Similarly, Japan may ask South Korea to “lend” a route in order to reach North Korea rather than directly landing in the North. Japan’s approach, claiming that preemptive attacks on North Korea are needed to protect its own citizens, may further promote broader attacks on the entire Korean peninsula.
Right wing groups in Japan still argue the so-called “hypothesis on the Korean peninsula as a weapon against Japan.” They believe that Korea threatens Japan’s security because it projects from the Asian continent like a forearm toward Japan. Reviewing historical records, Japan’s annexation of Korea in 1910 was followed by the invasion of Manchuria in 1931 and the invasion of China in 1937.
On July 11, Jung Tae Ho, the spokesman of the Blue House (South Korea’s presidential palace), criticized Japan’s hypothesis saying pre-emptive attacks were greatly minatory approaches that would damage the peace on the Korean peninsula and in the Northeast Asian region, particularly because of Japan’s history of having invaded Korea on the excuse of “protecting its own citizens residing in Korea.” Unfortunately, South Korea and Japan have also had significant conflicts over the issue of Dokdo Island this year.
Some people argue that North Korea’s missile tests have motivated the U.S. to develop a missile defense system (MD). However, the origin of the MD can be traced to the space-based defense plan promoted by the Reagan administration in the 1980s. The Bush administration has actively pursued the MD since 2001. Even without North Korea’s missile launch, the MD would have been pursued. In fact, the main targets of the MD are ballistic missiles from Russia and China.
Japan’s reactions to North Korea’s missile tests are quite furious. Japan has not hesitated to provoke South Korea and China, and has made a huge issue out of the possible threat posed by North Korea. If Japan does not deal with tensions or conflicts with its neighboring countries in a well-measured and serious manner, it should not be considered a real member of the Northeast Asian region.
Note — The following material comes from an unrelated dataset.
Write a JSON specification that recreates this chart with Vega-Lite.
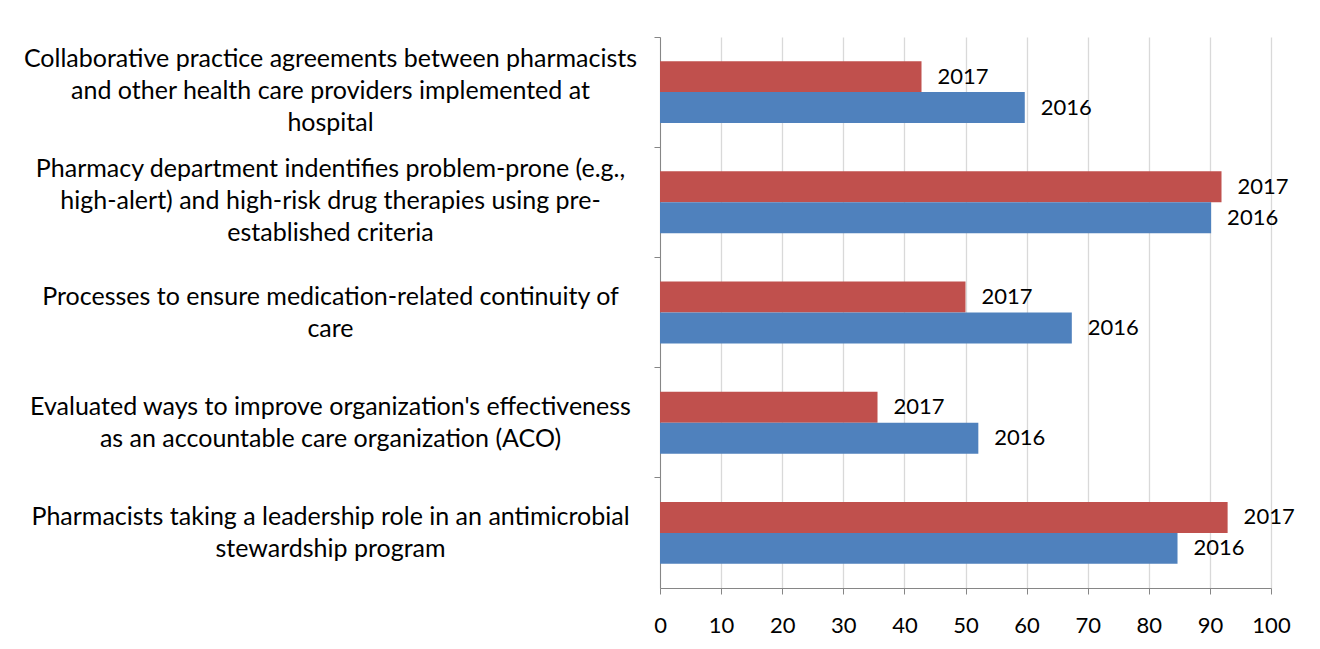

An important factor, which should be remembered, is that Japan’s invasions did not stop with Korea and China. Japan’s aggression went further in World War II. In fact, everyone knows how the story of Japan’s aggression ended.
Ha Jong Moon, a professor in Japanology at Hanshin University in South Korea, pointed out in an interview with the Peace Broadcast Channel (PBC), on July 11, that Japan would be put under situations “holding a blade rather than a ball” through its militarization. He emphasized that the militarization of Japan would not have a positive impact on the future of the country.